The light glares through overcast sky. Winds blow through, rustling the bones of the tōtara and the bare horse chestnut. The balance of things feels normal, familiar; sheltered. No red skies, no disquieting heat, no tremors beneath my feet acting as harbinger.


But in my news feed, or more pertinently, in the Northern Hemisphere, a different story is unfolding. Siberia, usually home to the coldest winters outside of Antarctica, hits temperatures of 37 degrees Celsius and is ablaze with wildfire.


Two weeks ago, more than 17 centimeters of rain fell over western Germany in the space of two days – double the expected rainfall for the whole of July. Rivers burst their banks and swept away entire villages. Over 180 people died and hundreds are missing.


In Madagascar the worst drought in 40 years is pushing 400,000 people into famine.


In June, a mountain village in British Colombia briefly became the hottest place on earth hitting 49.6 degrees Celsius before bursting into a wildfire that destroyed 90% of its buildings.


New York and London, untouchable in our tight sense of civilisation and climate change, saw subway systems surged by several inches of rain, forcing commuters to wade through waist-deep water.


And these are just the opening chapters of the 2021 summer.


I, as many of you, have come of age in the waiting room of climate change devastation.
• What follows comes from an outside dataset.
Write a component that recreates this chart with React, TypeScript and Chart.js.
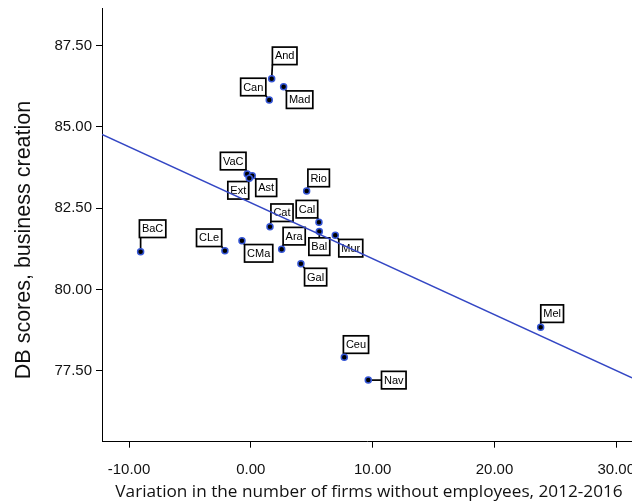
import React, { useEffect, useRef } from 'react';
import { Chart, registerables } from 'chart.js';

Chart.register(...registerables);

const WIDTH = 632;
const HEIGHT = 501;

// Spanish regions (abbreviated)
const regions = ['And', 'Mad', 'Can', 'VaC', 'Ast', 'Ext', 'Rio', 'Cat', 'Cal', 'Bal', 'Mur', 'Ara', 'Gal', 'CMa', 'CLe', 'BaC', 'Ceu', 'Nav', 'Mel'];
// Variation in the number of firms without employees, 2012-2016
const firmVariation = [1.71, 2.69, 1.51, -0.3, 0.11, -0.13, 4.58, 1.57, 5.59, 5.62, 6.93, 2.53, 4.11, -0.73, -2.13, -9.05, 7.67, 9.64, 23.79];
// Doing Business scores, business creation
const dbScores = [86.48, 86.24, 85.83, 83.55, 83.5, 83.42, 83.03, 81.93, 82.07, 81.78, 81.67, 81.24, 80.79, 81.5, 81.19, 81.16, 77.91, 77.21, 78.84];

const xTicks = [-10, 0, 10, 20, 30];
const yTicks = [77.5, 80, 82.5, 85, 87.5];

const xTitle = 'Variation in the number of firms without employees, 2012-2016';
const yTitle = 'DB scores, business creation';

// where each region's tag sits relative to its marker (px)
const labelOffsets: Record<string, [number, number]> = {
  And: [13, -23], Mad: [16, 13], Can: [-16, -13], VaC: [-14, -13], Ast: [14, 12], Ext: [-11, 12],
  Rio: [12, -13], Cat: [12, -14], Cal: [-12, -13], Bal: [0, 15], Mur: [15.5, 13], Ara: [12.5, -13],
  Gal: [14.7, 13.3], CMa: [16.7, 12.6], CLe: [-15.8, -13], BaC: [12, -23], Ceu: [11.7, -12.8],
  Nav: [25.5, 0], Mel: [11.5, -13.5],
};

const X_MIN = -12.22;
const X_MAX = 31.29;
const Y_MIN = 75.315;
const Y_MAX = 88.66;

function leastSquares(xs: number[], ys: number[]) {
  const n = xs.length;
  const mx = xs.reduce((a, b) => a + b, 0) / n;
  const my = ys.reduce((a, b) => a + b, 0) / n;
  let sxy = 0;
  let sxx = 0;
  for (let i = 0; i < n; i++) {
    sxy += (xs[i] - mx) * (ys[i] - my);
    sxx += (xs[i] - mx) ** 2;
  }
  const slope = sxy / sxx;
  return { slope, intercept: my - slope * mx };
}

const tagPlugin = {
  id: 'regionTags',
  beforeDatasetsDraw(chart: any) {
    const meta = chart.getDatasetMeta(1);
    const ctx: CanvasRenderingContext2D = chart.ctx;
    ctx.save();
    ctx.font = '11px "Liberation Sans", Arial, sans-serif';
    ctx.textAlign = 'center';
    ctx.textBaseline = 'middle';
    meta.data.forEach((el: any, i: number) => {
      const name = regions[i];
      const [dx, dy] = labelOffsets[name];
      const cx = el.x + dx;
      const cy = el.y + dy;
      const bw = ctx.measureText(name).width + 5;
      const bh = 17.5;
      const left = cx - bw / 2;
      const top = cy - bh / 2;
      const nx = Math.min(Math.max(el.x, left), left + bw);
      const ny = Math.min(Math.max(el.y, top), top + bh);
      ctx.strokeStyle = '#000';
      ctx.lineWidth = 1.7;
      ctx.beginPath();
      ctx.moveTo(el.x, el.y);
      ctx.lineTo(nx, ny);
      ctx.stroke();
      ctx.fillStyle = '#fff';
      ctx.fillRect(left, top, bw, bh);
      ctx.strokeRect(left, top, bw, bh);
      ctx.fillStyle = '#000';
      ctx.fillText(name, cx, cy + 0.5);
    });
    ctx.restore();
  },
};

const axisTitlePlugin = {
  id: 'axisTitles',
  afterDraw(chart: any) {
    const ctx: CanvasRenderingContext2D = chart.ctx;
    ctx.save();
    ctx.fillStyle = '#111';
    ctx.textAlign = 'center';
    ctx.textBaseline = 'alphabetic';
    ctx.font = '17.2px "Open Sans", sans-serif';
    ctx.fillText(xTitle, 369, 497);
    ctx.textBaseline = 'middle';
    ctx.translate(24.5, 240);
    ctx.rotate(-Math.PI / 2);
    ctx.font = '21.5px "Liberation Sans", Arial, sans-serif';
    ctx.fillText(yTitle, 0, 0);
    ctx.restore();
  },
};

export default function App() {
  const canvasRef = useRef<HTMLCanvasElement | null>(null);

  useEffect(() => {
    const canvas = canvasRef.current;
    if (!canvas) return;
    const fit = leastSquares(firmVariation, dbScores);
    const fitLine = [X_MIN, X_MAX].map((x) => ({ x, y: fit.intercept + fit.slope * x }));
    const points = firmVariation.map((x, i) => ({ x, y: dbScores[i] }));

    const tickFont = { family: '"Liberation Sans", Arial, sans-serif', size: 15 };

    const chart = new Chart(canvas, {
      type: 'scatter',
      data: {
        datasets: [
          {
            type: 'line',
            data: fitLine,
            borderColor: '#3447c4',
            borderWidth: 1.4,
            pointRadius: 0,
            fill: false,
          },
          {
            data: points,
            pointRadius: 3,
            pointHoverRadius: 3,
            backgroundColor: '#000',
            borderColor: '#3556d6',
            borderWidth: 1.5,
          },
        ],
      },
      options: {
        animation: false,
        responsive: false,
        devicePixelRatio: 1,
        layout: { autoPadding: false, padding: { top: 8, left: 0, right: 0, bottom: 0 } },
        plugins: { legend: { display: false }, tooltip: { enabled: false } },
        scales: {
          x: {
            type: 'linear',
            min: X_MIN,
            max: X_MAX,
            afterBuildTicks: (s: any) => {
              s.ticks = xTicks.map((value) => ({ value }));
            },
            afterFit: (s: any) => {
              s.height = HEIGHT - 441.7;
              s.paddingLeft = 0;
              s.paddingRight = 0;
            },
            border: { display: true, color: '#000', width: 1 },
            grid: { drawOnChartArea: false, drawTicks: true, tickLength: 6, color: '#000', lineWidth: 1 },
            ticks: {
              font: tickFont,
              color: '#111',
              padding: 13,
              maxRotation: 0,
              autoSkip: false,
              callback: (v: any) => Number(v).toFixed(2),
            },
          },
          y: {
            type: 'linear',
            min: Y_MIN,
            max: Y_MAX,
            afterBuildTicks: (s: any) => {
              s.ticks = yTicks.map((value) => ({ value }));
            },
            afterFit: (s: any) => {
              s.width = 102;
              s.paddingTop = 0;
              s.paddingBottom = 0;
            },
            border: { display: true, color: '#000', width: 1 },
            grid: { drawOnChartArea: false, drawTicks: true, tickLength: 6, color: '#000', lineWidth: 1 },
            ticks: {
              font: tickFont,
              color: '#111',
              padding: 4,
              autoSkip: false,
              callback: (v: any) => Number(v).toFixed(2),
            },
          },
        },
      },
      plugins: [tagPlugin, axisTitlePlugin],
    });

    return () => chart.destroy();
  }, []);

  return (
    <div style={{ position: 'fixed', left: 0, top: 0, width: WIDTH, height: HEIGHT, overflow: 'hidden', background: '#fff' }}>
      <canvas ref={canvasRef} width={WIDTH} height={HEIGHT} style={{ display: 'block', width: WIDTH, height: HEIGHT }} />
    </div>
  );
}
I have grown in the gentle heat of the Anthropocene, basting in the slow knowledge and vague concern that our planet, and by extension, humanity, is going to suffer greatly due to global warming.
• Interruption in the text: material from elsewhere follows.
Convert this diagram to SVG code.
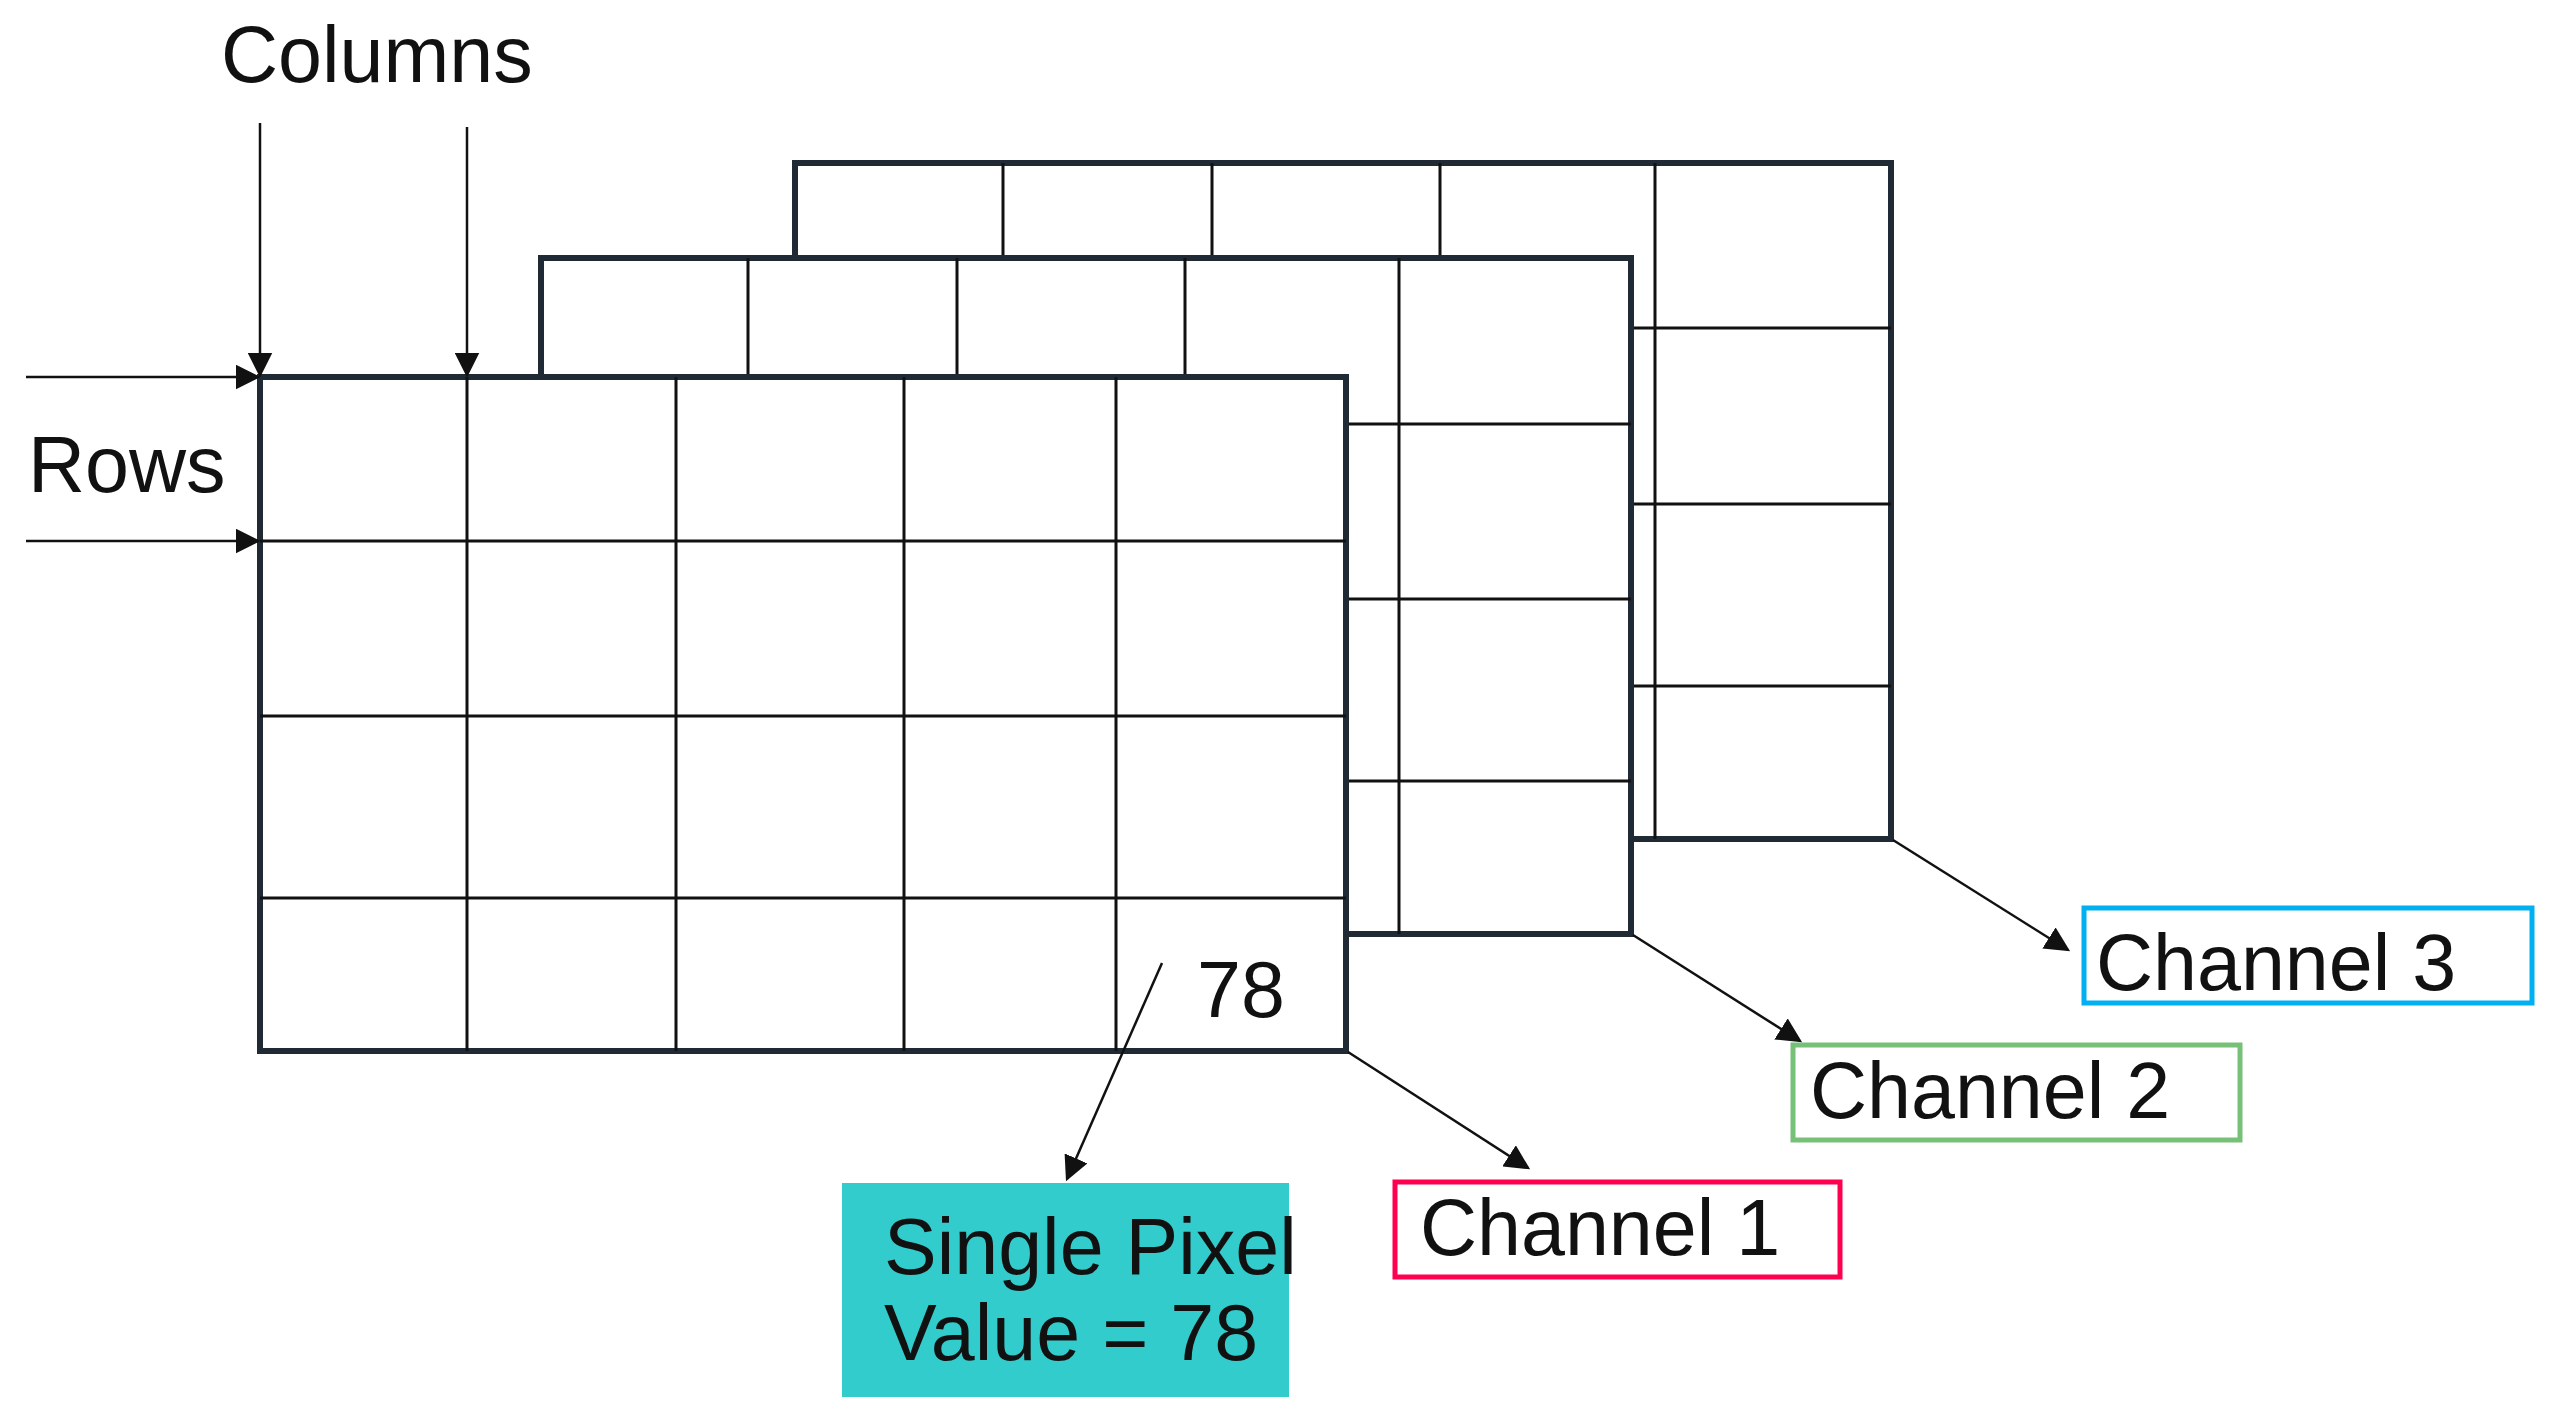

I have grown up taught, in high school and university, and now by the media (a belated and sheepish education), of the climate crisis we have spawned. We understand the future is bleak with climate break-down and extinction, candle-lit only by the hope of conservation and technology. We have also been taught this crisis is impending – a shadow in the doorway, a dark swell on the horizon, a prophecy.


And what to do with this abstract presence of the future? How can it be that it is both the hand on the small of our back, propelling us forward and also the lasso that bridles the situation we find ourselves in? As the spheres of imagining this future and its reality orbit ever closer together, I think about how we conceptualise what is to come.


We are taught the only possible way to improve our future is through our science and our technologies. We maintain that our biggest need is hard science, that carbon reduction and ecological breakdown are our most pressing concerns. The track we are on may only be switched by human innovation, by technology, by conservation.


And yes, it is crucial we reduce our industrial imprint and restore the more-than-human spaces we have damaged. But these initiatives mostly stem from a narrow self-serving space structured by capitalism. Solutions to our future are patchwork. They restore land or impose resource sanctions where such measures have been negotiated and permitted with mind to income and production.


Technology to decrease carbon, counteract waste, protect species and habitats may be introduced as long as they operate within the bounds of sustaining our comfortable lives. Our society can curb its hunger in bite-size pieces – protecting some forests, sacrificing some conveniences, limiting some practices. We imagine solutions in our future only to the extent that they allow us to maintain our lifestyles.


Within this blinkered domain, I again and again come up against the limits of my imagination. My capacity to comprehend the future is bound by both the society I exist in and the liminal space I occupy in the unfolding crisis. How difficult it is to look directly into the gaze of the climate crisis and dream a future other than that which is presented to us.


Many say it is naïve to consider we can ever do anything other, or more, than what we are striving for currently. I’m inclined to think that what is naïve is the belief that we could never do anything other than this; thinking that it is enough to permit solutions only to the extent that they maintain the status quo.


The world is not on default settings. The world is the way it is because it has been shaped that way. And it can be reshaped. Put bare the forces that shape the way we see things and perhaps we can step outside of them. We may broaden our imaginations to envisage and create a future beyond the edges of what we know is projected for us.


May we learn to see and create beyond the limits of what we imagine.